• [Aim] Print the lines beginning with the one that contains "Rebuild this chart" and ending with the one that contains "var yMax = 2.8;", exactly, both included, and no other lines.

• [Dataset records]

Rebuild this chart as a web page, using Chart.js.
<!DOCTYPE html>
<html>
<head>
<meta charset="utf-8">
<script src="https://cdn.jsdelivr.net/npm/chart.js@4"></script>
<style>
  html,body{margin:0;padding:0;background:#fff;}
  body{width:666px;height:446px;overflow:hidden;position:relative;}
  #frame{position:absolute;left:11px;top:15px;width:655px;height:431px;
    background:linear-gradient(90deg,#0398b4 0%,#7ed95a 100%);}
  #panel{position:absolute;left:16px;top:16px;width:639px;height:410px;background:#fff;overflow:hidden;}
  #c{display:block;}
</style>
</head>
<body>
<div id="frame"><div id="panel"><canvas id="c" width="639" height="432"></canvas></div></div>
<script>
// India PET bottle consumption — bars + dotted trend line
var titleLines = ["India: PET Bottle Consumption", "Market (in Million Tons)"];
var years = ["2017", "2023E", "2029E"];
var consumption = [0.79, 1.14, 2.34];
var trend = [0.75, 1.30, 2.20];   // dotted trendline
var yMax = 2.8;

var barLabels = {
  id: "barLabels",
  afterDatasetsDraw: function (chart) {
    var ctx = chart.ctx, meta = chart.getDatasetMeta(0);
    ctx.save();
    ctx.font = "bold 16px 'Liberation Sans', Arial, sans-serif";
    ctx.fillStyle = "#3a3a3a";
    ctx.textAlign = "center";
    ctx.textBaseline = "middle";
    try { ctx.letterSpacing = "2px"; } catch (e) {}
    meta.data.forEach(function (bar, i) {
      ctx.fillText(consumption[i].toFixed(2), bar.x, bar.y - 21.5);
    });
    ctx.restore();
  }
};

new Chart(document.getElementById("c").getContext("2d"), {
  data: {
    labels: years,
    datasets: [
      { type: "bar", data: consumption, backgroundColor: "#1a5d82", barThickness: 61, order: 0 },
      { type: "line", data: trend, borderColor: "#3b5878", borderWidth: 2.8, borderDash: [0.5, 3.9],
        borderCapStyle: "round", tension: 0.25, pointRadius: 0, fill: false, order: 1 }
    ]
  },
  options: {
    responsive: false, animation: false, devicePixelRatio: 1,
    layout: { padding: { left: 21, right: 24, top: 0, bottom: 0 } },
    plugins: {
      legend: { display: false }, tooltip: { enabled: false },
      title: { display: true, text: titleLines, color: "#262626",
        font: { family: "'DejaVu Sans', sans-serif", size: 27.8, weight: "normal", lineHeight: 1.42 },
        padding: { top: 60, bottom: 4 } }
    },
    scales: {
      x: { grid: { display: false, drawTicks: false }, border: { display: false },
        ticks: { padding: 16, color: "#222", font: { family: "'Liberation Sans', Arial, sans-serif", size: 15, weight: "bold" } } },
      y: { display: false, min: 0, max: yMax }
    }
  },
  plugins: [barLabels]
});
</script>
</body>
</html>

...

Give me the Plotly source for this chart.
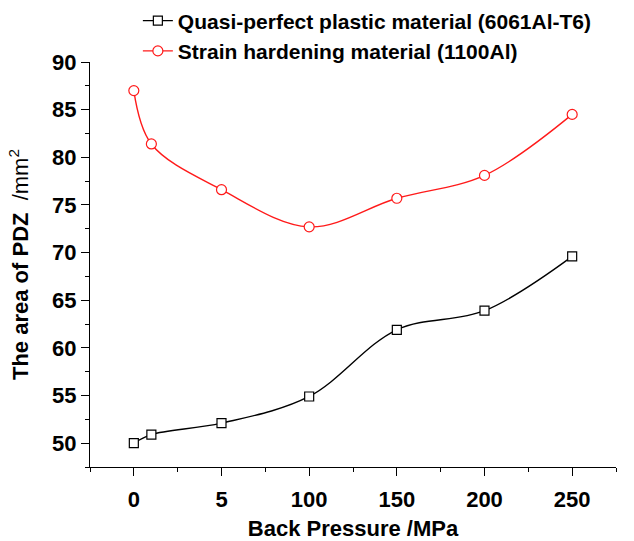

• [Output of the exercise]
Rebuild this chart as a web page, using Chart.js.
<!DOCTYPE html>
<html>
<head>
<meta charset="utf-8">
<script src="https://cdn.jsdelivr.net/npm/chart.js@4"></script>
<style>
  html,body{margin:0;padding:0;background:#fff;}
  body{width:666px;height:446px;overflow:hidden;position:relative;}
  #frame{position:absolute;left:11px;top:15px;width:655px;height:431px;
    background:linear-gradient(90deg,#0398b4 0%,#7ed95a 100%);}
  #panel{position:absolute;left:16px;top:16px;width:639px;height:410px;background:#fff;overflow:hidden;}
  #c{display:block;}
</style>
</head>
<body>
<div id="frame"><div id="panel"><canvas id="c" width="639" height="432"></canvas></div></div>
<script>
// India PET bottle consumption — bars + dotted trend line
var titleLines = ["India: PET Bottle Consumption", "Market (in Million Tons)"];
var years = ["2017", "2023E", "2029E"];
var consumption = [0.79, 1.14, 2.34];
var trend = [0.75, 1.30, 2.20];   // dotted trendline
var yMax = 2.8;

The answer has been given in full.